Cash is King

A Dollar is a Dollar, A Dime is a Dime.

For many people in work, the end of the month signals pay day. For the most part it is a regular occurrence, one many folk come to rely on. For better or for worse, it’s an essential ingredient to keep the ball of life rolling. Imagine the uproar if you regularly had to chase your employer for your wages? Money makes the world go around. Cash is King.

When you run your own business – one of the things you have to get used to, is that pay day…kinda vanishes. You have to get used to getting paid after the company gets paid, and quite right too. So prompt payment matters.

A couple of years ago, I had to wait over four months for a substantial invoice to be settled. The delay seemed designed into the process, despite both parties having previously agreed payment terms of 30 days. Fortunately we manage our business with care but too many delays like this spells trouble. Money makes the world go around. Cash is King

At What Goes Around we don’t have a policy, or terms of settlement for invoices we receive. We simply pay them as soon as possible after arrival, usually within 24 hours of receipt. From my experience, this is not uncommon among employee owned and smaller businesses. Money makes the world go around. Cash is King.

Lots of businesses talk a lot about Corporate Social Responsibility, and I think paying your bills promptly is a key part of being a responsible business. If your company delays payment to your suppliers, I wonder how that fits with your company values?

How do you turn good into excellent?

Listening Your Way to a Great Result

Like most large companies, Vodafone runs a supplier performance programme. Twice a year, Vodafone evaluates its suppliers against these criteria: Corporate responsibility (CR), financial stability, technical capability, delivery and quality of service as well as the strength of the commercial relationship. OK, granted the last one’s a bit…subjective perhaps, but I think this is a good, broad set of criteria. I first became aware of the programme after reading a press release about the CR measure. I was delighted that Vodafone were looking into this area, because I am personally interested in sustainable business and the company I was representing; BT, is a good CR practitioner. When I dug a little deeper, I found that Vodafone scored BT at 71%, 7 out of 10. Not bad, but not great either.

Being a curious person, I called up the Head of Supply Chain and he agreed to meet and talk through their programme.

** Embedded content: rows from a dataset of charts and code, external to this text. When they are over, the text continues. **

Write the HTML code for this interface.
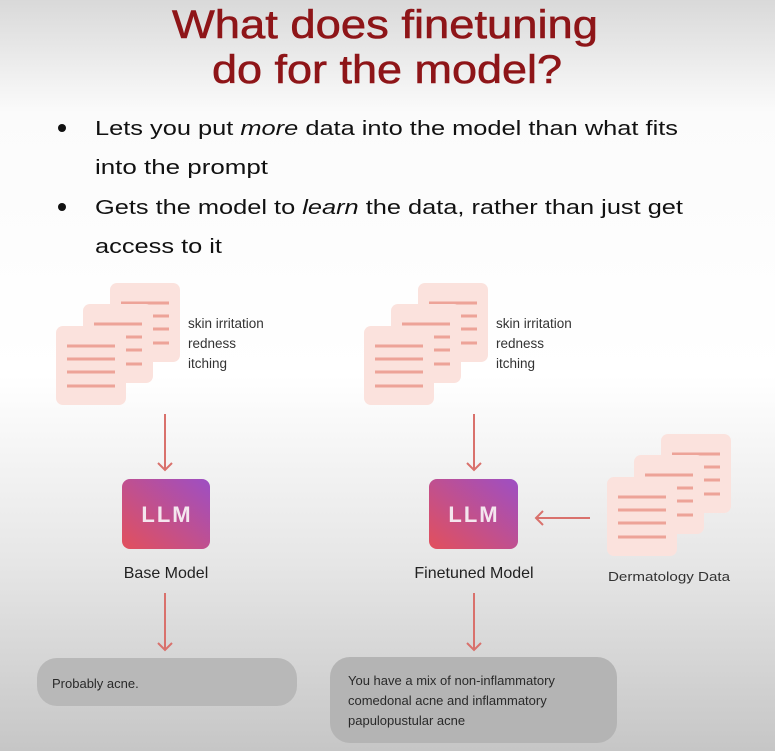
<!DOCTYPE html>
<html><head><meta charset="utf-8"><style>
html,body{margin:0;padding:0;}
body{width:775px;height:751px;overflow:hidden;font-family:"Liberation Sans",sans-serif;}
</style></head><body>
<svg width="775" height="751" viewBox="0 0 775 751" xmlns="http://www.w3.org/2000/svg" font-family="Liberation Sans, sans-serif">
<defs>
<linearGradient id="bg" x1="0" y1="0" x2="0" y2="1">
<stop offset="0" stop-color="#d9d9d9"/>
<stop offset="0.15" stop-color="#fbfbfb"/>
<stop offset="0.5" stop-color="#ffffff"/>
<stop offset="0.75" stop-color="#e6e6e6"/>
<stop offset="1" stop-color="#c6c6c6"/>
</linearGradient>
<linearGradient id="llm" x1="0" y1="1" x2="1" y2="0">
<stop offset="0" stop-color="#e2505c"/>
<stop offset="1" stop-color="#9d4fc4"/>
</linearGradient>
<g id="doc">
<rect x="0" y="0" width="70" height="79" rx="7" fill="#fbe2dd"/>
<g stroke="#eda398" stroke-width="3">
<line x1="11" y1="20" x2="59" y2="20"/><line x1="11" y1="33" x2="59" y2="33"/>
<line x1="11" y1="46" x2="59" y2="46"/><line x1="11" y1="60" x2="59" y2="60"/>
</g>
</g>
<g id="stack">
<use href="#doc" x="54" y="-43"/>
<use href="#doc" x="27" y="-22"/>
<use href="#doc" x="0" y="0"/>
</g>
</defs>
<rect width="775" height="751" fill="url(#bg)"/>
<g fill="#8e1518" stroke="#8e1518" stroke-width="0.6" font-size="40">
<text x="172" y="38" textLength="426" lengthAdjust="spacingAndGlyphs">What does finetuning</text>
<text x="212" y="83" textLength="350" lengthAdjust="spacingAndGlyphs">do for the model?</text>
</g>
<g fill="#111" font-size="20">
<circle cx="62" cy="128" r="4"/><circle cx="62" cy="207" r="4"/>
<text x="95" y="135" textLength="583" lengthAdjust="spacingAndGlyphs">Lets you put <tspan font-style="italic">more</tspan> data into the model than what fits</text>
<text x="95" y="174" textLength="173" lengthAdjust="spacingAndGlyphs">into the prompt</text>
<text x="95" y="214" textLength="588" lengthAdjust="spacingAndGlyphs">Gets the model to <tspan font-style="italic">learn</tspan> the data, rather than just get</text>
<text x="95" y="253" textLength="127" lengthAdjust="spacingAndGlyphs">access to it</text>
</g>
<use href="#stack" x="56" y="326"/>
<use href="#stack" x="364" y="326"/>
<use href="#stack" x="607" y="477"/>
<g fill="#333" font-size="13.5">
<text x="188" y="328">skin irritation</text><text x="188" y="348">redness</text><text x="188" y="368">itching</text>
<text x="496" y="328">skin irritation</text><text x="496" y="348">redness</text><text x="496" y="368">itching</text>
<text x="608" y="581" font-size="13" textLength="122" lengthAdjust="spacingAndGlyphs">Dermatology Data</text>
</g>
<g stroke="#d9716c" stroke-width="2" fill="none">
<path d="M165 414V470M158 463L165 470L172 463"/>
<path d="M474 414V470M467 463L474 470L481 463"/>
<path d="M165 593V650M158 643L165 650L172 643"/>
<path d="M474 593V650M467 643L474 650L481 643"/>
<path d="M590 518H536M543 511L536 518L543 525"/>
</g>
<rect x="122" y="479" width="88" height="70" rx="8" fill="url(#llm)"/>
<rect x="429" y="479" width="89" height="70" rx="8" fill="url(#llm)"/>
<g fill="#f4e6ee" font-size="22" font-weight="bold" text-anchor="middle" letter-spacing="2">
<text x="167" y="522">LLM</text><text x="474" y="522">LLM</text>
</g>
<g fill="#222" font-size="16" text-anchor="middle">
<text x="166" y="578">Base Model</text><text x="474" y="578">Finetuned Model</text>
</g>
<rect x="37" y="658" width="260" height="48" rx="20" fill="#b8b8b8"/>
<rect x="330" y="657" width="287" height="86" rx="20" fill="#b4b4b4"/>
<g fill="#2a2a2a" font-size="13">
<text x="52" y="688">Probably acne.</text>
<text x="348" y="685">You have a mix of non-inflammatory</text>
<text x="348" y="705">comedonal acne and inflammatory</text>
<text x="348" y="725">papulopustular acne</text>
</g>
</svg>
</body></html>
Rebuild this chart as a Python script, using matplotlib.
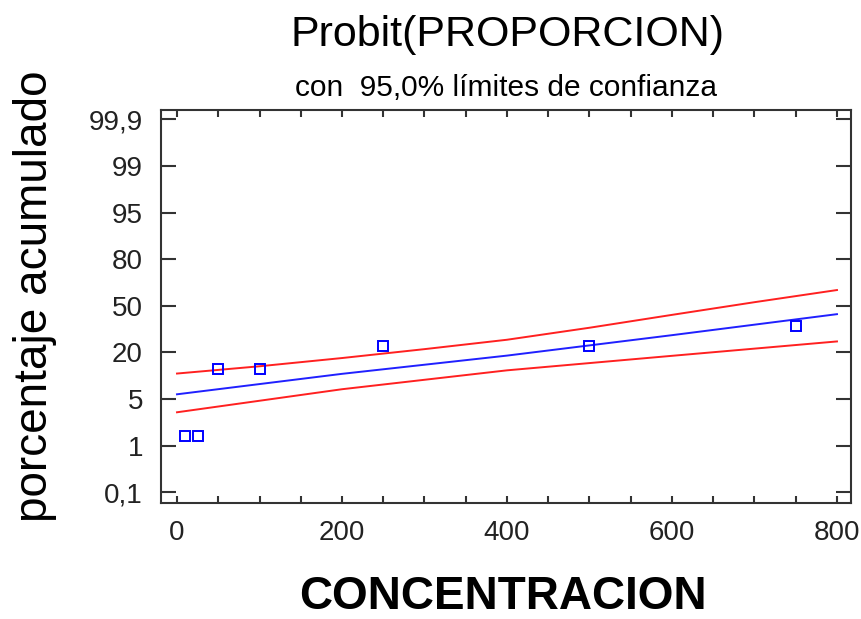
# -*- coding: utf-8 -*-
# Probit plot: porcentaje acumulado vs CONCENTRACION, with 95% confidence bands

from statistics import NormalDist
import numpy as np
import matplotlib
matplotlib.use("Agg")
import matplotlib.pyplot as plt
from matplotlib.ticker import MultipleLocator, NullLocator


# data
conc = [10, 25, 50, 100, 250, 500, 750]
pct_obs = [1.45, 1.45, 12.9, 12.8, 23.4, 23.3, 35.9]

line_x = [0, 200, 400, 600, 800]
pct_fit = [5.9, 11.3, 18.5, 29.8, 44.0]
pct_lower = [3.3, 7.0, 12.5, 18.4, 26.0]
upper_x = [0, 100, 200, 300, 400, 500, 600, 700, 800]
pct_upper = [11.4, 14.0, 17.4, 21.7, 27.0, 34.6, 43.5, 52.6, 61.2]

ytick_pct = [0.1, 1, 5, 20, 50, 80, 95, 99, 99.9]
ytick_labels = ["0,1", "1", "5", "20", "50", "80", "95", "99", "99,9"]


# probit axis as Statgraphics draws it: labels equally spaced
_nd = NormalDist()
_probit = np.vectorize(lambda p: _nd.inv_cdf(min(max(p, 1e-6), 100 - 1e-6) / 100.0),
                       otypes=[float])
_cdf = np.vectorize(lambda z: 100.0 * _nd.cdf(z), otypes=[float])
tick_z = _probit(ytick_pct)
tick_idx = np.arange(len(ytick_pct), dtype=float)


def forward(p):
    z = _probit(np.asarray(p, dtype=float))
    # extend linearly beyond end ticks
    lo = tick_idx[0] + (z - tick_z[0]) / (tick_z[1] - tick_z[0])
    hi = tick_idx[-1] + (z - tick_z[-1]) / (tick_z[-1] - tick_z[-2])
    mid = np.interp(z, tick_z, tick_idx)
    return np.where(z < tick_z[0], lo, np.where(z > tick_z[-1], hi, mid))


def inverse(i):
    i = np.asarray(i, dtype=float)
    lo = tick_z[0] + (i - tick_idx[0]) * (tick_z[1] - tick_z[0])
    hi = tick_z[-1] + (i - tick_idx[-1]) * (tick_z[-1] - tick_z[-2])
    mid = np.interp(i, tick_idx, tick_z)
    z = np.where(i < tick_idx[0], lo, np.where(i > tick_idx[-1], hi, mid))
    return _cdf(z)


plt.rcParams["font.family"] = ["Liberation Sans", "DejaVu Sans"]

fig = plt.figure(figsize=(8.61, 6.19), dpi=100)
ax = fig.add_axes([161 / 861, 1 - 503 / 619, 690 / 861, 393 / 619])
ax.set_yscale("function", functions=(forward, inverse))

ax.plot(upper_x, pct_upper, color="#ff2020", lw=1.4)
ax.plot(line_x, pct_lower, color="#ff2020", lw=1.4)
ax.plot(line_x, pct_fit, color="#2020ff", lw=1.4)
ax.plot(conc, pct_obs, ls="none", marker="s", ms=6.5, mfc="none",
        mec="#0000ff", mew=1.4)

ax.set_xlim(-19.4, 817)
ax.set_ylim(float(inverse(-0.23)), float(inverse(8.2)))
ax.set_yticks(ytick_pct)
ax.set_yticklabels(ytick_labels)
ax.yaxis.set_minor_locator(NullLocator())
ax.xaxis.set_major_locator(MultipleLocator(200))
ax.xaxis.set_minor_locator(MultipleLocator(50))

ax.tick_params(axis="both", which="both", direction="in", top=True, right=True,
               colors="#333333", labelcolor="#222222", width=1.5)
ax.tick_params(axis="y", which="major", length=11, labelsize=20, pad=13)
ax.tick_params(axis="x", which="major", length=5, labelsize=20, pad=12)
ax.tick_params(axis="x", which="minor", length=5)
for s in ax.spines.values():
    s.set_linewidth(1.5)
    s.set_color("#333333")

fig.text(507 / 861, 1 - 35 / 619, "Probit(PROPORCION)", ha="center", va="center",
         fontsize=31)
fig.text(506 / 861, 1 - 88 / 619, "con  95,0% límites de confianza", ha="center",
         va="center", fontsize=21.5)
fig.text(35 / 861, 1 - 296 / 619, "porcentaje acumulado", rotation=90,
         ha="center", va="center", fontsize=33)
fig.text(503 / 861, 1 - 597 / 619, "CONCENTRACION", ha="center", va="center",
         fontsize=33, fontweight="bold")

fig.savefig("out.png", dpi=100)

The guys at Vodafone were great. Honest and straightforward, they really conveyed a sense of wanting to work together to improve. This wasn’t a huge surprise to me as I’d previously carried out some very interesting mutually beneficial improvement work with Vodafone, but it’s still great to get that encouraging approach.

We listened actively and worked hard to address Vodafone’s programme requirements. When I say we, this work was delivered in the main by me and a great guy in BT called Mick Bruder. Over a 12 month period we supported Vodafone’s programme and improved the CR score to 90%. Vodafone considers a score of 90% and above to be excellent. In turn, this improvement fed into the wider programme and pushed BT into the top 15 global suppliers to Vodafone for the first time. I’d settle for excellent.

When I was subsequently asked to write the Stakeholder Engagement section of BT’s Sustainability report, I asked Vodafone if they would consider being referenced as a case study. They agreed. This delighted me, made me feel proud of the work we were doing together and really helped to cement this great working relationship.